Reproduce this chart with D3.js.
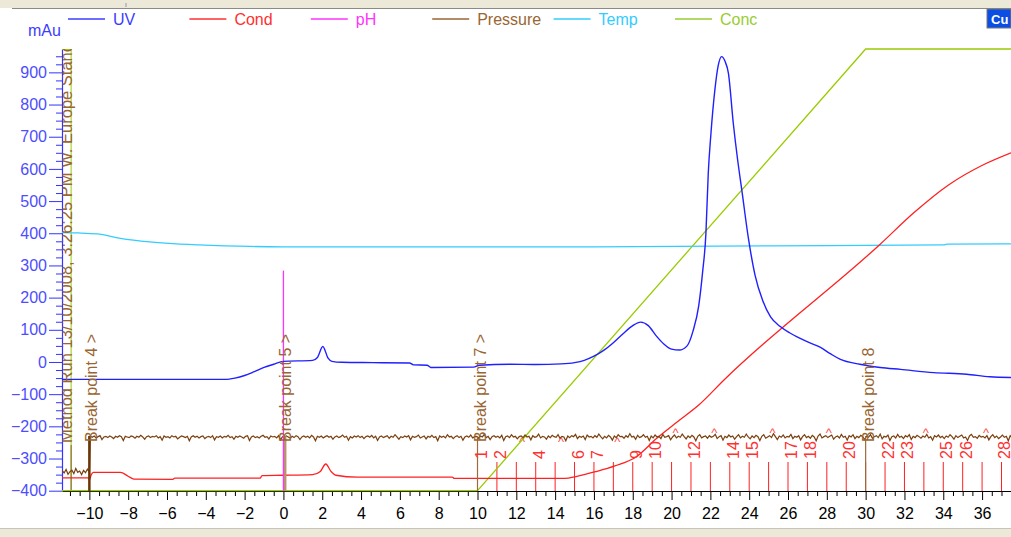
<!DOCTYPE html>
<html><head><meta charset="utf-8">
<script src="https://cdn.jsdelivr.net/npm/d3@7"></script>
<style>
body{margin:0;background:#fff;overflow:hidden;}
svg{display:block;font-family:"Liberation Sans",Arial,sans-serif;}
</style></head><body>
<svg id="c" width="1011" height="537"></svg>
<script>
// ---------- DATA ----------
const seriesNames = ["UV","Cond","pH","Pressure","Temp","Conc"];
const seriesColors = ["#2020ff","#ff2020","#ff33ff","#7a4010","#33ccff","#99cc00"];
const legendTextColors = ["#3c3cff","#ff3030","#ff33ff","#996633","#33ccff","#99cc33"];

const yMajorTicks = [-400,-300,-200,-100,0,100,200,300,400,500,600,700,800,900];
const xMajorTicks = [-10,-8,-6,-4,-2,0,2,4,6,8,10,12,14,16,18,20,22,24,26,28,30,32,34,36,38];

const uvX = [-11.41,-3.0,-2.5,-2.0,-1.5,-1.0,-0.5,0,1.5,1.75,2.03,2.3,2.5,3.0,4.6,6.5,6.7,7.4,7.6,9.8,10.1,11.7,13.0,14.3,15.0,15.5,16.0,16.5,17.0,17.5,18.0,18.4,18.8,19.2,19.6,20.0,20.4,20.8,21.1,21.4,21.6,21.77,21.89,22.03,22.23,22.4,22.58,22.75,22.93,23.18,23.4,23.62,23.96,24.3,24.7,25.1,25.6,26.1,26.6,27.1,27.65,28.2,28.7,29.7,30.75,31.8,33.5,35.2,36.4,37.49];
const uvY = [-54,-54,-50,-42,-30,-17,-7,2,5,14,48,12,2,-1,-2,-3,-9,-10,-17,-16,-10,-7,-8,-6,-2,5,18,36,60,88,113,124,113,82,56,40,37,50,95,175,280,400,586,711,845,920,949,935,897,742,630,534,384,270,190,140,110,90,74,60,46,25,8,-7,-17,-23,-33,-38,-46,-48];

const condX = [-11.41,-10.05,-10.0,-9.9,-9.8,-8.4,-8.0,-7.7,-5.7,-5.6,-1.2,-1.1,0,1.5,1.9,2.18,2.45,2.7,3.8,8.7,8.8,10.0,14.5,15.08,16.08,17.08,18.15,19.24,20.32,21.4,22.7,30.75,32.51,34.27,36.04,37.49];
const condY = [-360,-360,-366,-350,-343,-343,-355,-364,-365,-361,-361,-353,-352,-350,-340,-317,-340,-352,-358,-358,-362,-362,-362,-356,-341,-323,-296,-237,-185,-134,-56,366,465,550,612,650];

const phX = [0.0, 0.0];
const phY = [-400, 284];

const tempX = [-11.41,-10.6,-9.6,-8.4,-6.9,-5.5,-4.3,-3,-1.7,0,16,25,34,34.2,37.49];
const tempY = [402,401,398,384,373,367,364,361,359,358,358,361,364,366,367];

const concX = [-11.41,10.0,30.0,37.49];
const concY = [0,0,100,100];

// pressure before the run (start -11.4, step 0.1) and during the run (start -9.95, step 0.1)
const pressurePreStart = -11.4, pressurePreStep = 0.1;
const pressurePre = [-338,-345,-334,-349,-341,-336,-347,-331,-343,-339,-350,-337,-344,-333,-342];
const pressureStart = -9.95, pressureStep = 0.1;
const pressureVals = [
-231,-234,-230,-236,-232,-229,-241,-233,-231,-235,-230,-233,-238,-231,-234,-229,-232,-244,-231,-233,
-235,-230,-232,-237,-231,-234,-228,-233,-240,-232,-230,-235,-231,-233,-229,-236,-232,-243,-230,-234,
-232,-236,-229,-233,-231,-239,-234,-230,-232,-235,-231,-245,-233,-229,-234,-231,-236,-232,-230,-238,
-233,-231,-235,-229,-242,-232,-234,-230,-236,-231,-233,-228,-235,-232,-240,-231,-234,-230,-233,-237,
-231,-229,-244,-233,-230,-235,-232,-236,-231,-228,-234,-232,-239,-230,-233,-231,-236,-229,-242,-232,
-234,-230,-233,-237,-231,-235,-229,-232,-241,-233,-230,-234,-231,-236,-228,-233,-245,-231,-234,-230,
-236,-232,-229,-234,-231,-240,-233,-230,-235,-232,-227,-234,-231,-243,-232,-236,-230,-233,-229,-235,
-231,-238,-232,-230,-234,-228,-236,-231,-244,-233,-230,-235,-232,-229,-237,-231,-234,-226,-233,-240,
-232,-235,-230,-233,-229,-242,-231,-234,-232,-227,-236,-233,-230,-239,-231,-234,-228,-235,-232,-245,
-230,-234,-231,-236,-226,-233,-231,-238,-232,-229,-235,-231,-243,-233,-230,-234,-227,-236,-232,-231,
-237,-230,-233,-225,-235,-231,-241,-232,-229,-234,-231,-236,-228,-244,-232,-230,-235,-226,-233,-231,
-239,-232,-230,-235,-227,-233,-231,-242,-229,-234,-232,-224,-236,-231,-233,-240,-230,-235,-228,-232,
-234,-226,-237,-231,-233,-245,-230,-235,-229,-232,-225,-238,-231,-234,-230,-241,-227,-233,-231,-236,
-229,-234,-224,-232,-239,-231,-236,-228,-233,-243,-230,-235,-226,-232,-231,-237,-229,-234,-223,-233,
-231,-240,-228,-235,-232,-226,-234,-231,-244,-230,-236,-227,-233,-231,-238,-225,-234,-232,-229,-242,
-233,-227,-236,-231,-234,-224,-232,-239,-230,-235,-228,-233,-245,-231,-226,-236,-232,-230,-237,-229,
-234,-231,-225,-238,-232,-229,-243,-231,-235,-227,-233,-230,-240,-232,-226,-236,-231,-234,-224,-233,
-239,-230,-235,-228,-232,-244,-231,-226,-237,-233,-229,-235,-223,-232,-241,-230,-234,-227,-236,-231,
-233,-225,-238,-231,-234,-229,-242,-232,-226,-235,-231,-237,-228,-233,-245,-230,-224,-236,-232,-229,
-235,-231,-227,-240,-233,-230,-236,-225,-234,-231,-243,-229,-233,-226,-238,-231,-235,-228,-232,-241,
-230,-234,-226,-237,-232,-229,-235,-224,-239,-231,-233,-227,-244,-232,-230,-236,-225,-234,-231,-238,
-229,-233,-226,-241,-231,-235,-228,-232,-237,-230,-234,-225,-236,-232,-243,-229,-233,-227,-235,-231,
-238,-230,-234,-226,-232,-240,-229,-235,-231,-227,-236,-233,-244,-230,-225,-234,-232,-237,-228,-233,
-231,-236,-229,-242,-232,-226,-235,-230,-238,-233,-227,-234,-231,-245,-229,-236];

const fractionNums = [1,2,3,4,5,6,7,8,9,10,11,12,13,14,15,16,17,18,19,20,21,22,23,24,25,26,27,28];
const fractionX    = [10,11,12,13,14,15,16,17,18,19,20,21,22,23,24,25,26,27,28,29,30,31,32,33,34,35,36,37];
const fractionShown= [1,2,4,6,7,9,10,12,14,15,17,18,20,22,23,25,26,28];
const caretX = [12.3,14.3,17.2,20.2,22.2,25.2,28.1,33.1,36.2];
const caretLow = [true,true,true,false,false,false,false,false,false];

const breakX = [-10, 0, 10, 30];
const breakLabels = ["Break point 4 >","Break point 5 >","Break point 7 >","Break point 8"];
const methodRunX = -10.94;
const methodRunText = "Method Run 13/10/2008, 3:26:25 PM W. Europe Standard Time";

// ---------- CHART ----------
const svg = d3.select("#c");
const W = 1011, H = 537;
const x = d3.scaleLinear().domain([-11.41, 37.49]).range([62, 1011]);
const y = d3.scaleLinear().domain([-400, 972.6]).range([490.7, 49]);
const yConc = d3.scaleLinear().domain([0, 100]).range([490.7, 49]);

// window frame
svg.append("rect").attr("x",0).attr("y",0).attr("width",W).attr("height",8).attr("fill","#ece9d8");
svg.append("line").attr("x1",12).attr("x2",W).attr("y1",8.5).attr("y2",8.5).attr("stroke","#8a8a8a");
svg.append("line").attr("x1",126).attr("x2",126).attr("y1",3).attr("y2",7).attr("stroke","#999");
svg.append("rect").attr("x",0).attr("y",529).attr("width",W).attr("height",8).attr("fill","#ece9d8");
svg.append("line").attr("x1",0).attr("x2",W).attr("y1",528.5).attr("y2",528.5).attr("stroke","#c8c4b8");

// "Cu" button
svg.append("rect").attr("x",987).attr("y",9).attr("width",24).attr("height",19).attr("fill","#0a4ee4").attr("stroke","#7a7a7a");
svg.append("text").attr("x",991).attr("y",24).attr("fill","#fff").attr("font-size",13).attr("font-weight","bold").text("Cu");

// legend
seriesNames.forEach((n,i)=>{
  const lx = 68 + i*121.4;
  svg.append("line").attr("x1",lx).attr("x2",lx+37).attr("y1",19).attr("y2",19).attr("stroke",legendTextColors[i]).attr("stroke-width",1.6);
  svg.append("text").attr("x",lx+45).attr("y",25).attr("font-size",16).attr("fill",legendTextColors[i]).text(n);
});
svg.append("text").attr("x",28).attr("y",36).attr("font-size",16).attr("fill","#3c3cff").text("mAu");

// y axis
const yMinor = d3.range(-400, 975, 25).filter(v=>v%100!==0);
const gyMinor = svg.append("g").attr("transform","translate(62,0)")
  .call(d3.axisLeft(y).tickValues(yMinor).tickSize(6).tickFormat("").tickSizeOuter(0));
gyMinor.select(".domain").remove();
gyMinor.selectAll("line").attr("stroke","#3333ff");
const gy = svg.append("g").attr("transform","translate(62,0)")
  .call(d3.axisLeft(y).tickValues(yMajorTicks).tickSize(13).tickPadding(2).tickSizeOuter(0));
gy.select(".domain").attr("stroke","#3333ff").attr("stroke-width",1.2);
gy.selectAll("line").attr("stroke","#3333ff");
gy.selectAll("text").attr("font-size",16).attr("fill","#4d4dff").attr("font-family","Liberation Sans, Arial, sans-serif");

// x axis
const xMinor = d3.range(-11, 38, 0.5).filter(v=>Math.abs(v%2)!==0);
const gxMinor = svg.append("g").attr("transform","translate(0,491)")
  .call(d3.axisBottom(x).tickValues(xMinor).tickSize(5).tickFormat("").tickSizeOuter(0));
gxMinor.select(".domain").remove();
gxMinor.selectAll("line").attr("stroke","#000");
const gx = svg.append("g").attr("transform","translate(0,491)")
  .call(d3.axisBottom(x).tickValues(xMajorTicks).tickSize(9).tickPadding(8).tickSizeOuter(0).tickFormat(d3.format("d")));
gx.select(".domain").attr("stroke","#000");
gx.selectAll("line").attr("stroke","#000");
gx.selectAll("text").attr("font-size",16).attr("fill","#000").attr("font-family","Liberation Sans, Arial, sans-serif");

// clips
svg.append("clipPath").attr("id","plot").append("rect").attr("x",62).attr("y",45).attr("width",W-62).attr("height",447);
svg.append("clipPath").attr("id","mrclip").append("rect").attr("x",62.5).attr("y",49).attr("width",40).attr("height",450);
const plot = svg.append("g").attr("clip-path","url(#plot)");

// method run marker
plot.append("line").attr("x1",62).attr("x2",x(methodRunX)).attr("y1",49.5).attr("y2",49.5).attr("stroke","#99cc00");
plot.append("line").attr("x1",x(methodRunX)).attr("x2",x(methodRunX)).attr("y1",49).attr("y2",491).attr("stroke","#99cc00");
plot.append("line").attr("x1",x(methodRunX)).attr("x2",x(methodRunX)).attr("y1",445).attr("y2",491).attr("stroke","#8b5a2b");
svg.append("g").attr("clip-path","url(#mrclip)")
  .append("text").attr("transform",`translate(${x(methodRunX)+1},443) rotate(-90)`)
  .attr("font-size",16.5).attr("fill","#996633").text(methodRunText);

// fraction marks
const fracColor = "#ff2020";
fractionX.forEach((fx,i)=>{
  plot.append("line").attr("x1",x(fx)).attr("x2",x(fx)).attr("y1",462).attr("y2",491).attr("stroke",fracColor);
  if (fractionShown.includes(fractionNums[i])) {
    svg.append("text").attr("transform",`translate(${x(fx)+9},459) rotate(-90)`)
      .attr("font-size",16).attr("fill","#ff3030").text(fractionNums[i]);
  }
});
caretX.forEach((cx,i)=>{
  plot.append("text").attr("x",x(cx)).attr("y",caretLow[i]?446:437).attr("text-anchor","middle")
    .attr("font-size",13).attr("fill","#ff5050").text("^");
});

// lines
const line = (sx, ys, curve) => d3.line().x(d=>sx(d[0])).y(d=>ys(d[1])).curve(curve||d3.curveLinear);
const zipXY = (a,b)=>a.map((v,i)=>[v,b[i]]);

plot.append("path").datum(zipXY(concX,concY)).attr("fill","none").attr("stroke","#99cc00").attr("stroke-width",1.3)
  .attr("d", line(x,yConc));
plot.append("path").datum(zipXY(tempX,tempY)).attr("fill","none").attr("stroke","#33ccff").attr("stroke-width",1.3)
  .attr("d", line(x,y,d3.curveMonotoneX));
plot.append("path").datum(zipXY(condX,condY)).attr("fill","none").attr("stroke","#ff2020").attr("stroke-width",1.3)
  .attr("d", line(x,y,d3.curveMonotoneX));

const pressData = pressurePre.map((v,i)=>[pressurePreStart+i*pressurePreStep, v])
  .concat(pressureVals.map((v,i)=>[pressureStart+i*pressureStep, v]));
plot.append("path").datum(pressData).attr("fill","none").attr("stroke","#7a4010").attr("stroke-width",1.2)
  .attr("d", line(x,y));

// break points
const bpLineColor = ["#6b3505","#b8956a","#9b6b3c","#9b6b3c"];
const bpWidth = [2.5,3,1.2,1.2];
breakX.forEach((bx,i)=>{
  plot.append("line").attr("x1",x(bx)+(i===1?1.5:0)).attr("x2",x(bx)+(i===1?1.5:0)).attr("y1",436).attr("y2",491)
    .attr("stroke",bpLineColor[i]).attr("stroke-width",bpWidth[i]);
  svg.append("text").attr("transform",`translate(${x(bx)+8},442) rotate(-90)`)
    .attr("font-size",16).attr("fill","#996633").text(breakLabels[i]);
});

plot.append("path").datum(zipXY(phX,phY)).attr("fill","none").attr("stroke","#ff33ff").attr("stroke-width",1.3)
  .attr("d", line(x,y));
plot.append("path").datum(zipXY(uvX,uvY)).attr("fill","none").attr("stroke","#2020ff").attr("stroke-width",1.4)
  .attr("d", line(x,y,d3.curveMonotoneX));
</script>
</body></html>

==============================

## EXERCISE REQUIREMENTS
Print, exactly as written, the lines above from the first one to the one containing "const concY = [0,0,100,100];". Leave out pictures.

## ANSWER FOR THE TASK
Reproduce this chart with D3.js.
<!DOCTYPE html>
<html><head><meta charset="utf-8">
<script src="https://cdn.jsdelivr.net/npm/d3@7"></script>
<style>
body{margin:0;background:#fff;overflow:hidden;}
svg{display:block;font-family:"Liberation Sans",Arial,sans-serif;}
</style></head><body>
<svg id="c" width="1011" height="537"></svg>
<script>
// ---------- DATA ----------
const seriesNames = ["UV","Cond","pH","Pressure","Temp","Conc"];
const seriesColors = ["#2020ff","#ff2020","#ff33ff","#7a4010","#33ccff","#99cc00"];
const legendTextColors = ["#3c3cff","#ff3030","#ff33ff","#996633","#33ccff","#99cc33"];

const yMajorTicks = [-400,-300,-200,-100,0,100,200,300,400,500,600,700,800,900];
const xMajorTicks = [-10,-8,-6,-4,-2,0,2,4,6,8,10,12,14,16,18,20,22,24,26,28,30,32,34,36,38];

const uvX = [-11.41,-3.0,-2.5,-2.0,-1.5,-1.0,-0.5,0,1.5,1.75,2.03,2.3,2.5,3.0,4.6,6.5,6.7,7.4,7.6,9.8,10.1,11.7,13.0,14.3,15.0,15.5,16.0,16.5,17.0,17.5,18.0,18.4,18.8,19.2,19.6,20.0,20.4,20.8,21.1,21.4,21.6,21.77,21.89,22.03,22.23,22.4,22.58,22.75,22.93,23.18,23.4,23.62,23.96,24.3,24.7,25.1,25.6,26.1,26.6,27.1,27.65,28.2,28.7,29.7,30.75,31.8,33.5,35.2,36.4,37.49];
const uvY = [-54,-54,-50,-42,-30,-17,-7,2,5,14,48,12,2,-1,-2,-3,-9,-10,-17,-16,-10,-7,-8,-6,-2,5,18,36,60,88,113,124,113,82,56,40,37,50,95,175,280,400,586,711,845,920,949,935,897,742,630,534,384,270,190,140,110,90,74,60,46,25,8,-7,-17,-23,-33,-38,-46,-48];

const condX = [-11.41,-10.05,-10.0,-9.9,-9.8,-8.4,-8.0,-7.7,-5.7,-5.6,-1.2,-1.1,0,1.5,1.9,2.18,2.45,2.7,3.8,8.7,8.8,10.0,14.5,15.08,16.08,17.08,18.15,19.24,20.32,21.4,22.7,30.75,32.51,34.27,36.04,37.49];
const condY = [-360,-360,-366,-350,-343,-343,-355,-364,-365,-361,-361,-353,-352,-350,-340,-317,-340,-352,-358,-358,-362,-362,-362,-356,-341,-323,-296,-237,-185,-134,-56,366,465,550,612,650];

const phX = [0.0, 0.0];
const phY = [-400, 284];

const tempX = [-11.41,-10.6,-9.6,-8.4,-6.9,-5.5,-4.3,-3,-1.7,0,16,25,34,34.2,37.49];
const tempY = [402,401,398,384,373,367,364,361,359,358,358,361,364,366,367];

const concX = [-11.41,10.0,30.0,37.49];
const concY = [0,0,100,100];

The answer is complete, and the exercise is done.